Fermion parity switches imprinted in the photonic field of cavity embedded Kitaev chains
Victor Fernandez Becerra, Olesia Dmytruk
TL;DR
This work addresses detecting finite-size topological features of a Kitaev chain embedded in a single-mode cavity. It uses exact diagonalization of an electron-photon Hamiltonian with a quantum Peierls substitution to compute the many-body spectrum, revealing ground-state parity switches at $μ_{ps}^1$ and photonic signatures such as peaks in photon number and dips/peaks in quadratures at those points. Ground-state properties are only weakly affected by the cavity, while excited states show strong dependence on the cavity frequency and anticrossings due to light-matter hybridization; squeezing of the photonic field accompanies these effects, and mean-field decoupling captures some trends but misses odd-photon probabilities. Overall, the study suggests a feasible optical route to read out finite-size topological features in cavity QED systems, linking Majorana-like physics to measurable photonic observables.
Abstract
We study a finite-length Kitaev chain coupled to a single mode photonic cavity.

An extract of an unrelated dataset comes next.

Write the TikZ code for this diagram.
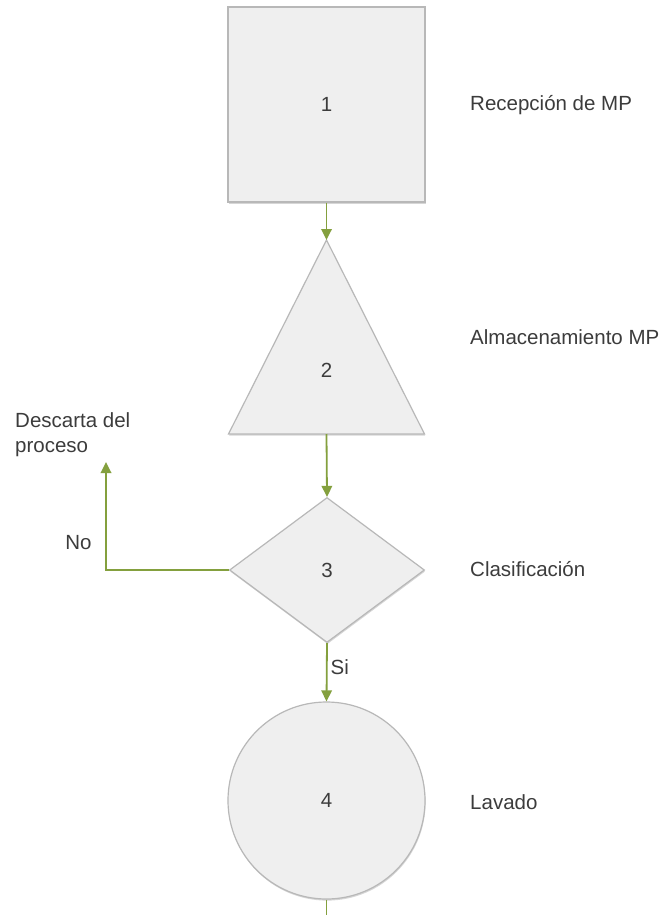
\documentclass[tikz,border=0pt]{standalone}
\usepackage{fontspec}
\setmainfont{Liberation Sans}
\usetikzlibrary{arrows.meta,shapes.geometric,shadows}
\definecolor{flowgreen}{HTML}{84A03E}
\definecolor{shapefill}{HTML}{EFEFEF}
\definecolor{shapeline}{HTML}{B8B8B8}
\definecolor{labeltext}{HTML}{3C3C3C}
\begin{document}
\begin{tikzpicture}[x=1pt,y=-1pt,
  labelfont/.style={font=\fontsize{20.5}{25}\selectfont},
  shapebox/.style={draw=shapeline, fill=shapefill, line width=1.2pt, inner sep=0pt,
    text=labeltext, labelfont,
    drop shadow={shadow xshift=0.6pt, shadow yshift=-1.6pt, fill=black, opacity=0.16}},
  flow/.style={draw=flowgreen, line width=1.8pt, -{Triangle[length=11pt,width=10.5pt]}},
  plainflow/.style={draw=flowgreen, line width=1.8pt},
  caption/.style={text=labeltext, labelfont, inner sep=0pt}
]
\useasboundingbox (0,0) rectangle (665,915);
\fill[white] (0,0) rectangle (665,915);

% step 1: reception (square)
\node[shapebox, rectangle, minimum width=197pt, minimum height=195pt] (s1) at (326.5,104.5) {1};

% step 2: storage (triangle)
\coordinate (t2top) at (326.5,240);
\coordinate (t2base) at (326.5,434);
\filldraw[shapebox] (t2top) -- (424.5,434) -- (228.5,434) -- cycle;
\node[caption] (n2) at (326.5,370) {2};

% step 3: classification (decision)
\node[shapebox, diamond, minimum width=195pt, minimum height=145pt] (d3) at (327,570) {3};

% step 4: washing (circle)
\node[shapebox, circle, minimum size=197pt] (c4) at (326.5,800.5) {4};

% connectors
\coordinate (discard) at (106,462);
\coordinate (exitpt) at (326.5,915);
\draw[flow] (s1.south) -- (t2top);
\draw[flow] (t2base) -- (d3.north);
\draw[flow] (d3.south) -- (c4.north);
\draw[flow] (d3.west) -| (discard);
\draw[plainflow] (c4.south) -- (exitpt);

% branch labels
\node[caption, anchor=west] (si) at (330.5,667) {Si};
\node[caption] (no) at (78.5,543) {No};
\node[caption, anchor=north west, align=left] (descarte) at (15,412.5) {Descarta del\\proceso};

% step names
\node[caption, anchor=base west] (l1) at (470,111) {Recepción de MP};
\node[caption, anchor=base west] (l2) at (470,344) {Almacenamiento MP};
\node[caption, anchor=base west] (l3) at (470,576) {Clasificación};
\node[caption, anchor=base west] (l4) at (470,809) {Lavado};
\end{tikzpicture}
\end{document}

The topological phase of the finite-length Kitaev chain is characterized by the presence of fermion parity switching points that correspond to the degeneracy between even and odd parity ground states. Using exact diagonalization, we compute the many-body energy spectrum of the electron-photon Hamiltonian and we find that the ground state in the topological phase of the Kitaev chain is only weakly affected by the cavity coupling. This is in contrast with the excited states showing strong dependence on the cavity frequency. We find that the photon number and the photonic field quadratures peak at values of the chemical potential corresponding to parity switching points revealing a property of the finite-length Kitaev chain in the topological phase. This later finding suggests that quantum optics experiments could be used to detect topological features of the Kitaev chain embedded into a photonic cavity. Moreover, calculations of photonic quadratures reveal squeezed states that are both captured by the exact diagonalization technique and mean field decoupling. However, the mean field approach fails to correctly capture the photonic probability in the odd photonic states.